[Data shown]

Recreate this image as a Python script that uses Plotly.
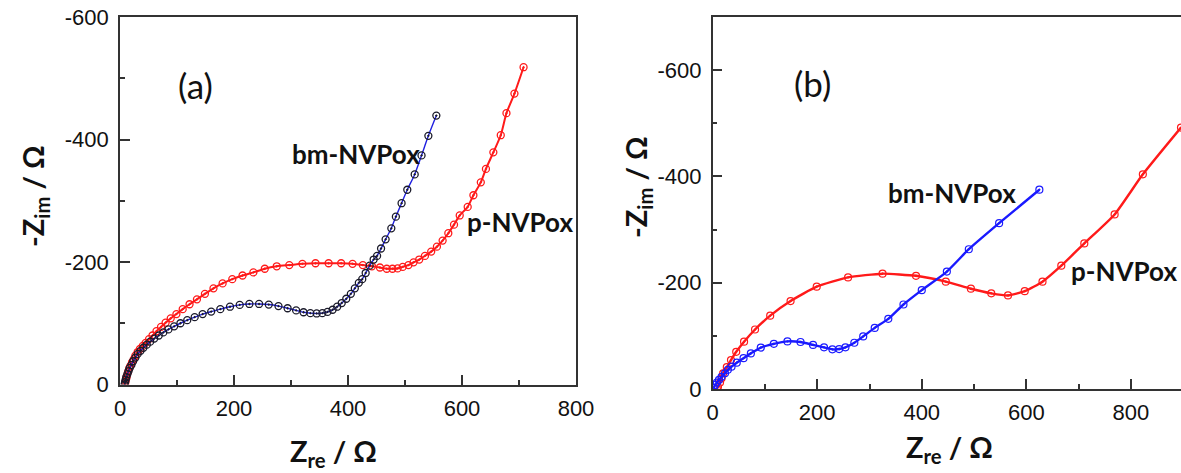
import plotly.graph_objects as go

# ---------------- data (Z_re in ohm, Z_im in ohm; Z_im negative) ----------------
# Panel (a)
a_p_zre = [9, 10, 11, 12, 14, 16, 18, 21, 24, 27, 31, 35, 40, 45, 51, 57, 64, 72, 80, 89,
           99, 110, 122, 135, 149, 164, 180, 197, 215, 234, 254, 275, 297, 320, 343, 366,
           388, 408, 426, 442, 456, 468, 478, 487, 496, 506, 515, 525, 535, 546, 556, 566,
           576, 586, 596, 610, 620, 633, 642, 655, 668, 678, 692, 708]
a_p_zim = [-2, -6, -10, -14, -20, -26, -30, -36, -41, -47, -53, -58, -63, -68, -74, -80, -87,
           -94, -101, -108, -115, -123, -131, -139, -148, -157, -165, -172, -178, -183, -189,
           -193, -195, -197, -198, -198, -198, -197, -195, -193, -191, -189, -189, -189.5,
           -192, -195, -199.5, -204, -210, -217, -225, -235, -247, -261, -276, -290, -309,
           -330, -352, -379, -407, -443, -475, -518]

a_bm_zre = [8, 9, 10, 11, 13, 15, 17, 20, 23, 27, 31, 36, 41, 47, 53, 60, 68, 76, 85, 95,
            106, 118, 131, 145, 160, 176, 193, 210, 227, 244, 261, 278, 294, 309, 322, 334,
            345, 355, 364, 373, 381, 389, 397, 405, 412, 419, 425, 431, 438, 445, 451, 458,
            466, 476, 484, 494, 504, 517, 529, 541, 555]
a_bm_zim = [0, -4, -8, -12, -17, -22, -27, -32, -38, -44, -50, -55, -60, -65, -70, -75, -80,
            -85, -90, -95, -100, -105, -110, -115, -119, -123, -127, -130, -131.5, -131.5,
            -130.5, -128, -124.5, -121, -118, -116.5, -116, -116.5, -118.5, -122, -127, -133,
            -140, -148, -157, -166, -172, -182, -194, -204, -210, -222, -237, -255, -274, -296,
            -318, -343, -374, -406, -439]

# Panel (b)
b_p_zre = [8, 10, 14, 17, 20, 27, 35, 45, 60, 81, 110, 149, 199, 259, 325, 389, 446, 494,
           533, 565, 597, 631, 667, 711, 769, 823, 896]
b_p_zim = [0, -4, -12, -20, -29.5, -41, -54.5, -70, -89, -112, -138, -165.5, -192.5, -210,
           -217, -213, -202, -188.7, -180, -176, -184, -202, -232, -274, -328.5, -404, -492]

b_bm_zre = [2, 4.4, 8, 12, 17, 23.5, 29, 36, 46, 59, 73, 92, 117, 143, 168, 192, 213, 229,
            242, 254, 271, 288, 310, 336, 365, 400, 448, 490, 548, 625]
b_bm_zim = [-2, -7.5, -12, -17, -23, -29.5, -36, -42, -49.5, -58, -67, -78, -85, -89.6,
            -88.4, -83, -78.4, -74.6, -75.2, -78.4, -87, -99, -115, -132, -159, -186, -221,
            -263, -312, -375]

a_xticks = [0, 200, 400, 600, 800]
a_xticktext = ["0", "200", "400", "600", "800"]
a_yticks = [0, -200, -400, -600]
a_yticktext = ["0", "-200", "-400", "-600"]
b_xticks = [0, 200, 400, 600, 800]
b_xticktext = ["0", "200", "400", "600", "800"]
b_yticks = [0, -200, -400, -600]
b_yticktext = ["0", "-200", "-400", "-600"]

# ---------------- figure ----------------
W, H = 1181, 473
RED = "#ff1a1a"
BLUE = "#1a1aff"


def px_x(p):
    return p / W


def px_y(p):
    return 1 - p / H


fig = go.Figure()

# panel (a)
fig.add_trace(go.Scatter(x=a_p_zre, y=a_p_zim, mode="lines+markers", xaxis="x", yaxis="y",
                         line=dict(color=RED, width=2, shape="spline", smoothing=0.6),
                         marker=dict(symbol="circle-open-dot", size=7, color=RED,
                                     line=dict(width=1.3, color=RED)),
                         showlegend=False))
fig.add_trace(go.Scatter(x=a_bm_zre, y=a_bm_zim, mode="lines+markers", xaxis="x", yaxis="y",
                         line=dict(color="#2020e0", width=1.4, shape="spline", smoothing=0.6),
                         marker=dict(symbol="circle-open-dot", size=7, color="#1a1a2a",
                                     line=dict(width=1.3, color="#1a1a2a")),
                         showlegend=False))
# panel (b)
fig.add_trace(go.Scatter(x=b_p_zre, y=b_p_zim, mode="lines+markers", xaxis="x2", yaxis="y2",
                         line=dict(color=RED, width=2.4, shape="spline", smoothing=0.5),
                         marker=dict(symbol="circle-open-dot", size=7, color=RED,
                                     line=dict(width=1.2, color=RED)),
                         showlegend=False))
fig.add_trace(go.Scatter(x=b_bm_zre, y=b_bm_zim, mode="lines+markers", xaxis="x2", yaxis="y2",
                         line=dict(color=BLUE, width=2.4, shape="spline", smoothing=0.5),
                         marker=dict(symbol="circle-open-dot", size=7, color=BLUE,
                                     line=dict(width=1.2, color=BLUE)),
                         showlegend=False))

TICKFONT = dict(family="Liberation Sans, Arial, sans-serif", size=22, color="#111111")
AXCOL = "#333333"


def xaxis(domain, rng, tv, tt, mirror, anchor):
    return dict(domain=domain, range=rng, tickvals=tv, ticktext=tt, ticks="inside",
                ticklen=10, tickwidth=1.5, tickcolor=AXCOL, showline=True, linecolor=AXCOL,
                linewidth=1.5, mirror=mirror, showgrid=False, zeroline=False,
                tickfont=TICKFONT, ticklabelstandoff=3, anchor=anchor, automargin=False,
                minor=dict(dtick=100, ticks="inside", ticklen=5, tickwidth=1.5,
                           tickcolor=AXCOL, showgrid=False))


def yaxis(domain, rng, tv, tt, mirror, anchor):
    return dict(domain=domain, range=rng, tickvals=tv, ticktext=tt, ticks="inside",
                ticklen=10, tickwidth=1.5, tickcolor=AXCOL, showline=True, linecolor=AXCOL,
                linewidth=1.5, mirror=mirror, showgrid=False, zeroline=False,
                tickfont=TICKFONT, ticklabelstandoff=5, anchor=anchor, automargin=False,
                minor=dict(dtick=100, ticks="inside", ticklen=5, tickwidth=1.5,
                           tickcolor=AXCOL, showgrid=False))


fig.update_layout(
    width=W, height=H,
    margin=dict(l=0, r=0, t=0, b=0, pad=0, autoexpand=False),
    paper_bgcolor="white", plot_bgcolor="white",
    xaxis=xaxis([px_x(120), px_x(576)], [0, 800], a_xticks, a_xticktext, True, "y"),
    yaxis=yaxis([px_y(384.5), px_y(17)], [0, -600], a_yticks, a_yticktext, True, "x"),
    xaxis2=xaxis([px_x(712.7), 1.0], [0, 896], b_xticks, b_xticktext, True, "y2"),
    yaxis2=yaxis([px_y(389), px_y(17)], [0, -700], b_yticks, b_yticktext, False, "x2"),
)

TITLEFONT = dict(family="Lato, Open Sans, sans-serif", size=29, color="#111111")
LABELFONT = dict(family="Lato, Open Sans, sans-serif", size=26, color="#111111")
PANELFONT = dict(family="Lato, Open Sans, sans-serif", size=35, color="#111111")

annos = [
    # axis titles
    dict(text="<b>Z<sub>re</sub> / Ω</b>", x=px_x(333), y=px_y(452), font=TITLEFONT),
    dict(text="<b>-Z<sub>im</sub> / Ω</b>", x=px_x(34), y=px_y(196), font=TITLEFONT,
         textangle=-90),
    dict(text="<b>Z<sub>re</sub> / Ω</b>", x=px_x(949), y=px_y(448), font=TITLEFONT),
    dict(text="<b>-Z<sub>im</sub> / Ω</b>", x=px_x(637), y=px_y(187), font=TITLEFONT,
         textangle=-90),
    # panel letters
    dict(text="(a)", x=px_x(195), y=px_y(85), font=PANELFONT),
    dict(text="(b)", x=px_x(812), y=px_y(83), font=PANELFONT),
    # curve labels
    dict(text="<b>bm-NVPox</b>", x=px_x(356), y=px_y(154), font=LABELFONT),
    dict(text="<b>p-NVPox</b>", x=px_x(520), y=px_y(222), font=LABELFONT),
    dict(text="<b>bm-NVPox</b>", x=px_x(952), y=px_y(193), font=LABELFONT),
    dict(text="<b>p-NVPox</b>", x=px_x(1124), y=px_y(271), font=LABELFONT),
]
for a in annos:
    fig.add_annotation(xref="paper", yref="paper", showarrow=False, xanchor="center",
                       yanchor="middle", **a)

fig.write_html("out.html")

[Exercise instructions]
Quote, exactly and only, the lines from the first line of the data above through the line containing "-318, -343, -374, -406, -439]". The pictures do not belong in it.

[Result for this task]
Recreate this image as a Python script that uses Plotly.
import plotly.graph_objects as go

# ---------------- data (Z_re in ohm, Z_im in ohm; Z_im negative) ----------------
# Panel (a)
a_p_zre = [9, 10, 11, 12, 14, 16, 18, 21, 24, 27, 31, 35, 40, 45, 51, 57, 64, 72, 80, 89,
           99, 110, 122, 135, 149, 164, 180, 197, 215, 234, 254, 275, 297, 320, 343, 366,
           388, 408, 426, 442, 456, 468, 478, 487, 496, 506, 515, 525, 535, 546, 556, 566,
           576, 586, 596, 610, 620, 633, 642, 655, 668, 678, 692, 708]
a_p_zim = [-2, -6, -10, -14, -20, -26, -30, -36, -41, -47, -53, -58, -63, -68, -74, -80, -87,
           -94, -101, -108, -115, -123, -131, -139, -148, -157, -165, -172, -178, -183, -189,
           -193, -195, -197, -198, -198, -198, -197, -195, -193, -191, -189, -189, -189.5,
           -192, -195, -199.5, -204, -210, -217, -225, -235, -247, -261, -276, -290, -309,
           -330, -352, -379, -407, -443, -475, -518]

a_bm_zre = [8, 9, 10, 11, 13, 15, 17, 20, 23, 27, 31, 36, 41, 47, 53, 60, 68, 76, 85, 95,
            106, 118, 131, 145, 160, 176, 193, 210, 227, 244, 261, 278, 294, 309, 322, 334,
            345, 355, 364, 373, 381, 389, 397, 405, 412, 419, 425, 431, 438, 445, 451, 458,
            466, 476, 484, 494, 504, 517, 529, 541, 555]
a_bm_zim = [0, -4, -8, -12, -17, -22, -27, -32, -38, -44, -50, -55, -60, -65, -70, -75, -80,
            -85, -90, -95, -100, -105, -110, -115, -119, -123, -127, -130, -131.5, -131.5,
            -130.5, -128, -124.5, -121, -118, -116.5, -116, -116.5, -118.5, -122, -127, -133,
            -140, -148, -157, -166, -172, -182, -194, -204, -210, -222, -237, -255, -274, -296,
            -318, -343, -374, -406, -439]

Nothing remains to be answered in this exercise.